I think that the plan in itself is a good one. What CCP failed at was the implementation. On the one side the vanity items are overpriced, on the other side they don't fulfill the most basic function of a vanity item: Showing off in front of other players. Nobody but you can see your avatar running around in the space station, so it doesn't really matter what he wears.
According to the leaked memo from CCP the next step will be selling items with some use in game for Aurum, like ships or modules. From the point of view of the buyer, that doesn't change much: Instead of exchanging PLEX for ISK and then the item you want, you now exchange PLEX for Aurum and then the item you want. From the point of view of CCP that is a huge difference: Any item bought via Aurum is an actual income for the company. CCP will finally be able to financially profit from the RMT they had going on already for a long time.
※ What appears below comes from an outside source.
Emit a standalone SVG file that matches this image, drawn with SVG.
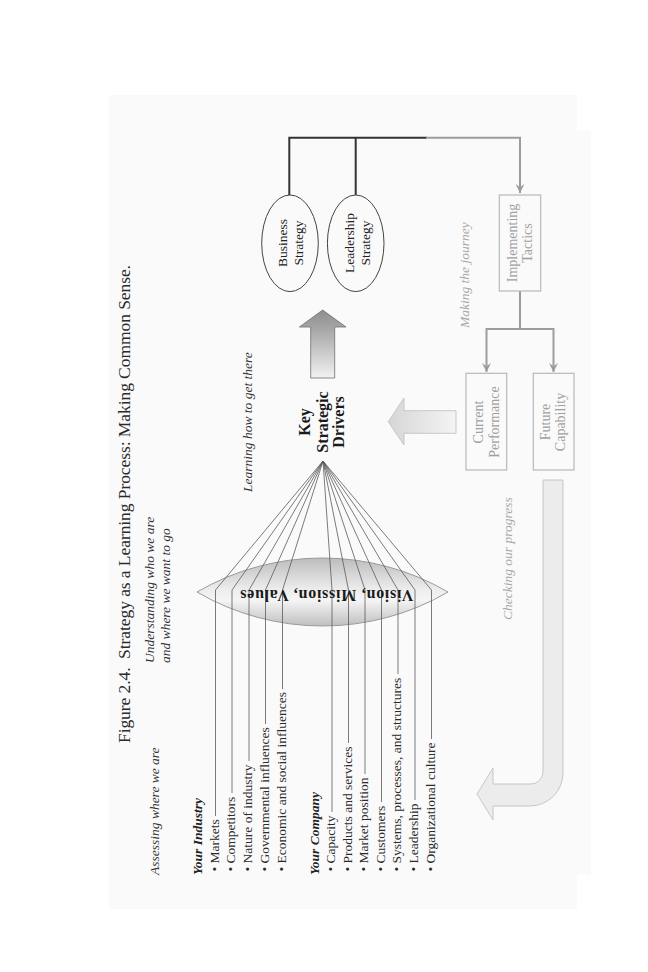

So why the outrage? Well, money tends to be a zero-sum game. If CCP gains more money from their RMT, somebody else has to be on the losing end. In this case the people who lose are those who used to pay for their subscription with PLEX they bought with ISK they earned in game, effectively the "Free2Play" players of EVE. Remove a lot of PLEX from the game, and their price in ISK goes up. It will become more difficult to finance your EVE subscription strictly through ISK earned in game.
Is that the end of EVE? Not bloody likely. As Raph Koster once pointed out, every MMORPG has the same shape of curve of subscriber numbers over time. Just the height of the peak and the width of the timescale changes. It is likely that EVE has peaked, and will now begin a slow decline, just like it is likely that WoW is now on the decline. But for games who took years to peak, it will also take years to decline. And it is rather common for companies with a product that already paid off its development cost and is slowly declining to milk that cash cow to the maximum. It isn't the milking that causes the decline, but the decline that causes the milking. The fans would like EVE to be a special snowflake, but in the end CCP is a company like any other and has to make money.